Tem 25 anos, mas parece ter 40. "Problemas financeiros envelhecem a gente. Aqui é muito ruim, mas não tenho dinheiro para voltar para casa."

Ele ganha entre US$ 5 e US$ 10 por dia. Andrews pode se considerar um homem de sorte. Muitos migrantes acabam presos em um dos 30 campos de detenção da Líbia.

No centro de detenção Abu Sleem, havia dois banheiros para cem pessoas. O de Al Karareem estava sem receber limpeza havia um mês. "Às vezes o cheiro é insuportável", dizia um funcionário.

Grávida de cinco meses, a nigeriana Blessing Tony, 28, foi presa há 20 dias e ainda não conseguiu avisar seu marido. "Confiscaram nossos celulares e não nos deixam telefonar", disse a nigeriana, que fugiu de Borno, Estado devastado pelo Boko Haram.

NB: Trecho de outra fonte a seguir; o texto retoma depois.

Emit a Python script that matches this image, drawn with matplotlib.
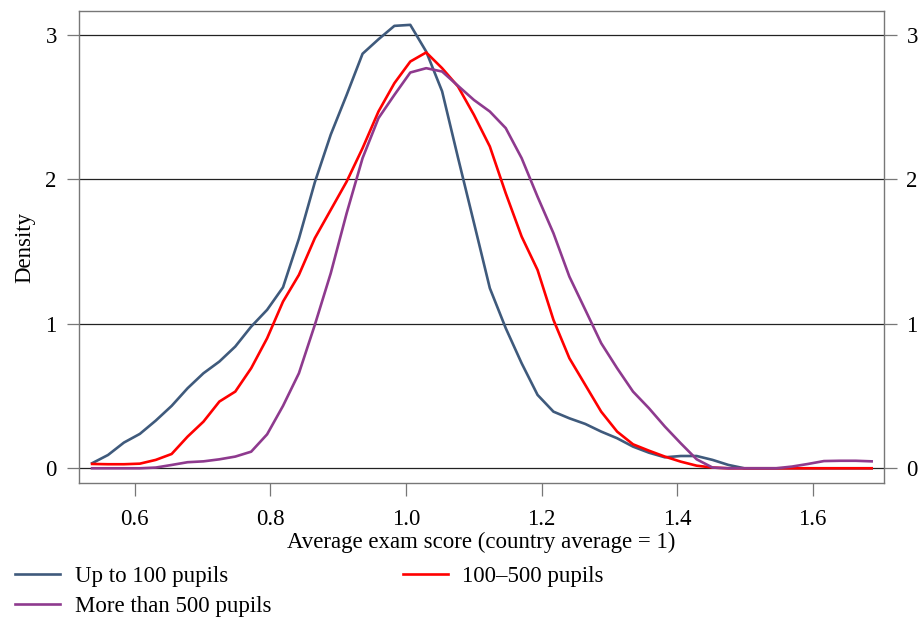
import numpy as np
import matplotlib
matplotlib.use("Agg")
import matplotlib.pyplot as plt

plt.rcParams["font.family"] = ["Liberation Serif", "DejaVu Serif"]

# evaluation grid (50 points, like kdensity n(50))
x_start, x_stop, n_points = 0.537, 1.687, 50

small = [0.035, 0.092, 0.178, 0.238, 0.33, 0.432, 0.554, 0.658, 0.739, 0.843,
         0.981, 1.097, 1.253, 1.59, 1.98, 2.31, 2.585, 2.87, 2.97, 3.063,
         3.07, 2.885, 2.61, 2.15, 1.70, 1.247, 0.97, 0.727, 0.508, 0.392,
         0.346, 0.307, 0.254, 0.208, 0.15, 0.108, 0.076, 0.085, 0.085, 0.058,
         0.023, 0.0, 0.0, 0.0, 0.0, 0.0, 0.0, 0.0, 0.0, 0.0]
medium = [0.03, 0.028, 0.028, 0.032, 0.058, 0.099, 0.219, 0.323, 0.462, 0.531,
          0.693, 0.90, 1.154, 1.339, 1.593, 1.789, 1.985, 2.216, 2.47, 2.666,
          2.816, 2.879, 2.77, 2.643, 2.447, 2.228, 1.904, 1.604, 1.373, 1.027,
          0.762, 0.577, 0.392, 0.254, 0.166, 0.122, 0.081, 0.046, 0.018, 0.005,
          0.0, 0.0, 0.0, 0.0, 0.0, 0.0, 0.0, 0.0, 0.0, 0.0]
large = [0.0, 0.0, 0.0, 0.0, 0.005, 0.023, 0.042, 0.048, 0.062, 0.081,
         0.115, 0.235, 0.432, 0.658, 0.993, 1.35, 1.766, 2.147, 2.424, 2.585,
         2.74, 2.77, 2.747, 2.648, 2.55, 2.47, 2.355, 2.147, 1.88, 1.627,
         1.327, 1.097, 0.866, 0.693, 0.531, 0.416, 0.289, 0.173, 0.062, 0.005,
         0.0, 0.0, 0.0, 0.0, 0.012, 0.03, 0.05, 0.052, 0.052, 0.048]

labels = ["Up to 100 pupils", "100\u2013500 pupils", "More than 500 pupils"]
colors = ["#3f5a7c", "#ff0000", "#8e3a8e"]

xticks = [0.6, 0.8, 1.0, 1.2, 1.4, 1.6]
yticks = [0, 1, 2, 3]

grid = np.linspace(x_start, x_stop, n_points)

fig = plt.figure(figsize=(9.22, 6.21), dpi=100)
ax = fig.add_axes([0.0857, 0.2222, 0.8733, 0.7601])

lines = []
for y, lab, c in zip([small, medium, large], labels, colors):
    ln, = ax.plot(grid, y, color=c, lw=1.9, label=lab)
    lines.append(ln)

ax.set_xlim(0.5177, 1.7055)
ax.set_ylim(-0.102, 3.166)
ax.set_xticks(xticks)
ax.set_xticklabels(["%.1f" % t for t in xticks])
ax.set_yticks(yticks)
ax.yaxis.grid(True, color="#222222", lw=0.9)
ax.set_axisbelow(True)

fs = 16.5
ax.tick_params(axis="both", direction="out", length=9, width=0.9,
               color="#777777", labelsize=fs, pad=6)
ax.tick_params(axis="x", pad=10)
ax.tick_params(axis="y", right=True, labelright=True, pad=7)
for s in ax.spines.values():
    s.set_color("#777777")
    s.set_linewidth(1.0)

ax.set_xlabel("Average exam score (country average = 1)", fontsize=fs, labelpad=1)
ax.set_ylabel("Density", fontsize=fs, labelpad=7)

# legend rows: blue, red / purple
order = [0, 2, 1]
fig.legend([lines[i] for i in order], [labels[i] for i in order],
           loc="upper left", bbox_to_anchor=(0.0163, 0.089), ncol=2,
           frameon=False, fontsize=fs, handlelength=1.95, handletextpad=0.65,
           columnspacing=5.75, labelspacing=0.4, borderpad=0, borderaxespad=0)

fig.savefig("out.png", dpi=100)
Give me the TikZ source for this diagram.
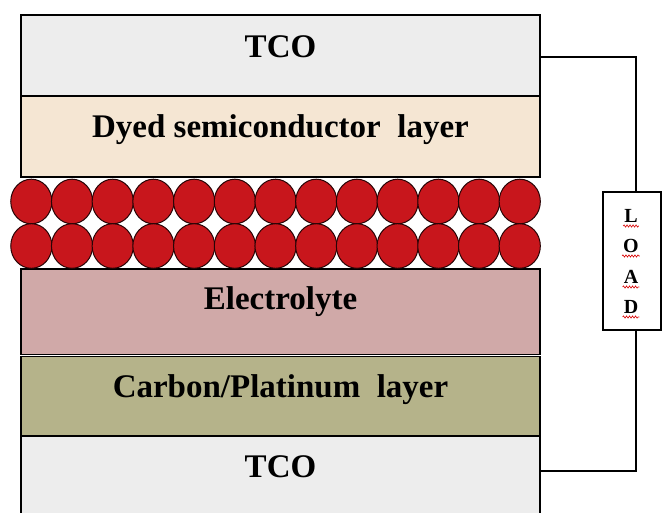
\documentclass[tikz,border=0pt]{standalone}
\usepackage{fontspec}
\setmainfont{Liberation Serif}
\usetikzlibrary{decorations.pathmorphing}

\definecolor{tcogrey}{RGB}{237,237,237}
\definecolor{dyedbeige}{RGB}{245,230,211}
\definecolor{electrolytepink}{RGB}{208,169,168}
\definecolor{carbonolive}{RGB}{181,179,138}
\definecolor{beadred}{RGB}{200,22,28}

\tikzset{
  layer/.style={draw=black, line width=1.6pt, minimum width=519pt, inner sep=0pt},
  layertext/.style={font=\bfseries\fontsize{33}{36}\selectfont, inner sep=0pt, anchor=base},
  bead/.style={fill=beadred, draw=black!80!beadred, line width=1pt},
  wire/.style={draw=black, line width=1.2pt},
  loadletter/.style={font=\bfseries\fontsize{20}{20}\selectfont, inner sep=0pt, anchor=base},
  squiggle/.style={draw=red!85!black, line width=0.6pt, decorate,
    decoration={snake, amplitude=1.1pt, segment length=3pt}}
}

\begin{document}
\begin{tikzpicture}[x=1pt, y=-1pt]
        \clip (0,0) rectangle (663,513);

        \node[layer, fill=tcogrey, minimum height=81pt] (tcotop) at (280.5,55.5) {};
        \node[layer, fill=dyedbeige, minimum height=81pt] (dyed) at (280.5,136.5) {};
        \node[layer, fill=electrolytepink, minimum height=85.5pt] (electrolyte) at (280.5,311.75) {};
        \node[layer, fill=carbonolive, minimum height=79.5pt] (carbon) at (280.5,396.25) {};
        \node[layer, fill=tcogrey, minimum height=87pt] (tcobot) at (280.5,479.5) {};

        \foreach \i in {0,...,12}
            \foreach \yc in {201.5,246}
                \draw[bead] ({31.35+40.7*\i},\yc) ellipse [x radius=20.6pt, y radius=22.3pt];

        \node[layertext] (tcotoptext) at (280.5,58) {TCO};
        \node[layertext] (dyedtext) at (280.5,138) {Dyed semiconductor~ layer};
        \node[layertext] (electrolytetext) at (280.5,309) {Electrolyte};
        \node[layertext] (carbontext) at (280.5,397) {Carbon/Platinum~ layer};
        \node[layertext] (tcobottext) at (280.5,477) {TCO};

        \node[draw, line width=1.2pt, fill=white, minimum width=58pt, minimum height=138pt] (load) at (632,261) {};
        \foreach \l/\yb in {L/222,O/252,A/283,D/313} {
            \node[loadletter] (load\l) at (631,\yb) {\l};
            \draw[squiggle] ([xshift=-1pt,yshift=-4pt]load\l.base west) -- ([xshift=1pt,yshift=-4pt]load\l.base east);
        }

        \draw[wire] ([yshift=-1.5pt]tcotop.east) -| ([xshift=4pt]load.north);
        \draw[wire] ([xshift=4pt]load.south) |- ([yshift=8.5pt]tcobot.east);
\end{tikzpicture}
\end{document}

Blessing e outros detentos em Karareem contaram que falta comida e que são espancados frequentemente. Ahmed Muftah, um dos guardas, rebate as críticas: "Fiquei preso na época do Gaddafi —pode ter certeza, isso aqui é um hotel cinco estrelas."

UNIÃO EUROPEIA

A UE pressiona a Líbia para aumentar a vigilância e impedir os refugiados de cruzarem o Mediterrâneo. A Operação Sophia, além de resgatar imigrantes, passou a treinar a guarda costeira líbia para intensificar apreensões.

Vai ser difícil.

A guarda costeira tem seis botes de borracha e dois barcos de alumínio para patrulhar os 660 km de costa. Os dois barcos são usados na guerra contra a facção terrorista Estado Islâmico.

Andre Liohn/Folhapress
Reda Issa, comandante da Guarda Costeira líbia, reclama da falta de apoio financeiro da Europa
Reda Issa, comandante da Guarda Costeira líbia, reclama da falta de apoio financeiro da Europa

"Os europeus estão obcecados com os migrantes, querem que nós os impeçamos de cruzar, mas temos só seis barcos, e nossa prioridade é contrabando de armas e petróleo", diz Reda Issa, comandante da Guarda Costeira.

"A UE deveria nos dar recursos e equipamentos. A Turquia receberá € 6 bilhões (R$ 21,7 bilhões) para lidar com os refugiados, e nós? Nem um centavo. Dizem que a gente vai usar na guerra, que a Líbia não é segura, então não nos ajudam."